Mostly Autumn came to The Met in Bury for their third UK appearance of 2015. The multi-purpose arts centre is a contrast the rock clubs the band frequently play, but it’s a great venue, with excellent sound and always pulls a sizeable and enthusiastic crowd. There is a reason why they’re not the only band who have chosen the venue to record live albums.
Mostly Autumn have always been a band of constantly-changing lineups, and this tour was no exception. Angela Gordon is back for this run of gigs on flute, backing vocals and keyboards because of Anne-Marie Helder’s commitments with Panic Room clashing with the early dates of the tour. Angela was of course part of the band from the early days through to 2007.
The band are still promoting their 2014 album “Dressed in Voices” and playing the album in full. Last year they played a greatest hits set as the first half of the show, with the new album following after the interval. This time “Dressed in Voices” was the first set. Tonight was the first time drummer Alex Cromarty has played two-handed since his accident at HRH Prog back in March, and the set included his showcase number “Skin on Skin” which was once again a highlight of the set. Iain Jennings also excelled with some Ken Hensley style walls of Hammond on the heavier parts. As a concept piece the whole is more than the sum of the parts and the powerful and intense work benefits from being played in its entirety.
Anyone expecting a predictable set of well-worn standards in the second half was in for a surprise, for the bulk of the set was material they hadn’t played live for many years.
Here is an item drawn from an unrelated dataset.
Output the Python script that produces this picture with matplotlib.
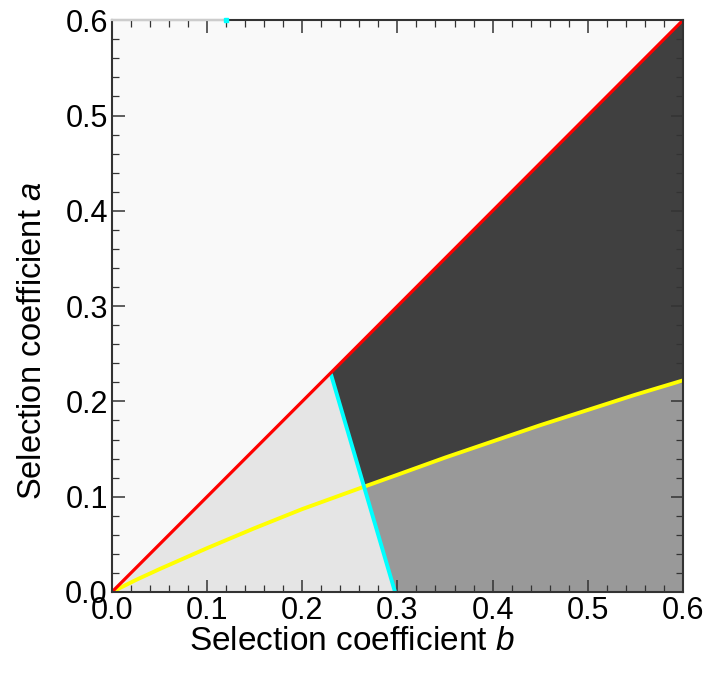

They kicked of with a belting version of the instrumental “Out of the Inn”, which begins as an acoustic flute showcase and ends as a barnstorming hard rocker. They included “Candle in the Sky”, an atmospheric epic from 2005′s “Storms Over Still Waters”, the multi-part “Pass the Clock”, “Hold The Sun” from “Go Well Diamond Heart”, a beautiful “Silhouette of Stolen Ghosts” from the Dressed in Voices bonus disk, and Chris Johnson singing lead on “Silver Glass”. But the highlight was a stunning “Hollow”, a ballad that had been a staple of Breathing Space’s live set, but never played by Mostly Autumn themselves for more than a decade. After all those deep cuts and rarities, they ended with the signature tunes “Evergreen”, “Questioning Eyes” and “Heroes Never Die”.
This was a set that emphasised the atmospheric celtic-progressive side of their music rather than the hard rock that had characterised Mostly Autumn shows of the recent past, and the choice of songs took advantage of Angela Gordon’s presence in the band by showcasing her flute playing. Shaking up the setlist in such a radical way was a bold move, but a very welcome one, and demonstrates the depth of the songbook after ten studio albums. Even if there was still the occasional rough edge on more complex numbers, it’s good to see them get out of the band’s and audiences’ comfort zones. The next gigs on the tour are at Edinburgh and Bilston on 6th and 7th of June.